So what about the new DHS policy?

Separate from the unaccompanied children who went unaccounted for in 2017, the Department of Homeland Security recently changed its policy on prosecuting illegal immigrants, announcing in early May that it would prosecute 100 percent of such cases, including those seeking asylum who did not go to a recognized port of entry. Previous administrations did not prosecute such asylum cases.

“If you are smuggling a child, then we will prosecute you and that child will be separated from you as required by law,” Attorney General Jeff Sessions said at a May 8 event where he officially announced the new policy.

This has opened up the administration to accusations that it is unnecessarily separating parents from children. Advocacy groups including the Florence Immigrant and Refugee Rights Project have cited increases in family separation cases beginning in July 2017, before the administration announced the new policy.

But the Trump administration asserts that the new policy is necessary because more and more immigrants are trying to fraudulently exploit existing law to gain access to the country. DHS asserts that it has seen asylum claims increasing 1,700% from 2008 to 2016, with more immigrants falsely claiming asylum in order to get into the United States. They also say they’ve seen a 315% increase from the previous year of smugglers trying to act as fake family units.

“Our immigration system is clearly being gamed by those who are aware of our loopholes,” Jonathan Hoffman, Assistant Secretary for Public Affairs at DHS, told reporters during a conference call Tuesday. “There’s a significant percentage of people who show up at our borders and claim asylum who are not eligible for it or are just openly fraudulent claiming it.”

The chief loophole that DHS says smugglers are exploiting, by bringing children with them and pretending to be families, is a policy called the Flores Agreement, established in 1997, which prohibits federal authorities from detaining children for more than 20 days before releasing them to HHS, which then tries to find a sponsor or foster care for them.

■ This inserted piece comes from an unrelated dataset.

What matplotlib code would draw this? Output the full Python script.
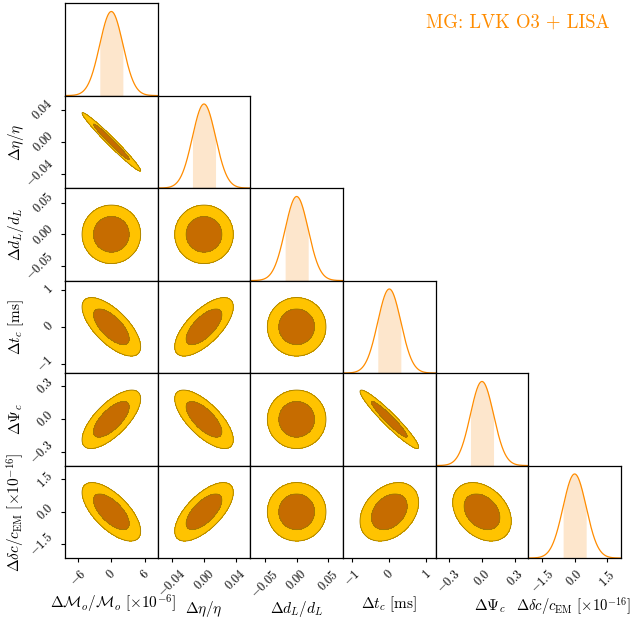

Adults must be kept in federal custody while awaiting their court cases and children are not allowed to stay with them there. That has always been the case, including under the Obama administration. But once the parents were released from custody after their initial hearing, DHS under President Obama kept the families together in detention centers for up to 20 days, then released them into the U.S., giving them a “Notice to Appear” requirement for a future court date.

That policy has become derisively known among critics as “catch and release.”

White House senior policy adviser Stephen Miller explained the administration’s position on Florence on the conference call, saying it “prevents a family unit from being detained together past a certain period of time.”

Miller and other officials on the call said Congress should act to either get rid of the Flores Agreement altogether, which would lengthen the amount of time minors can stay in DHS custody, or expand detention spaces to allow for entire family units to stay together to maintain, Miller said, “a safe environment throughout the entirety of the case.”

A spokesman for Democratic Leader Sen. Chuck Schumer, D-N.Y., said in response to Miller's calls for Congress to act, \"The president can blame Democrats all he wants, but this wasn’t happening until a few months ago. It is a direct result of the president’s own actions.\"

What critics are saying

Advocates for immigrants affected by the new policy say it is unnecessarily inhumane, and that the administration can do more to keep families and children together.

“There is overwhelming evidence that separating these children is causing trauma and likely permanent trauma. They are looking for their parents for protection,” Lee Gelernt, deputy director of the ACLU Immigrants’ Rights Project, told ABC.

Gelernt argues that the administration should focus on keeping parents and children united while the parents await a court decision. While the ACLU is not in favor of family detention centers, and would prefer to see parents still released with their children, they say it’s better than separating them.

“We don’t believe that’s where they should be held if they’re asylum seekers but we’re now in a situation where that’s the least bad option,” Gelernt said.

He added that advocates are also worried that cases of family separation may deter legitimate asylum seekers from trying to cross into the United States.

The ACLU filed a class action case in March challenging the new policy, citing a case where a Congolese woman was separated from her daughter at a San Diego border crossing. The mother, “Mrs. L,” was held in San Diego, while her daughter was sent to a facility in Chicago. Gelernt said that by the time he argued the case, the ACLU was aware of 700 cases in which families had been separated.

The duo has been reunited – and DHS Secretary Kirsten Nijlsen has said the department is “learning a lot” from Mrs. L’s ordeal – but the ACLU says it will continue to fight against the policy as long as it is in effect.

“There remain many other families who have been separated, and we will continue to attack this horrific family separation practice,” Gelernt said.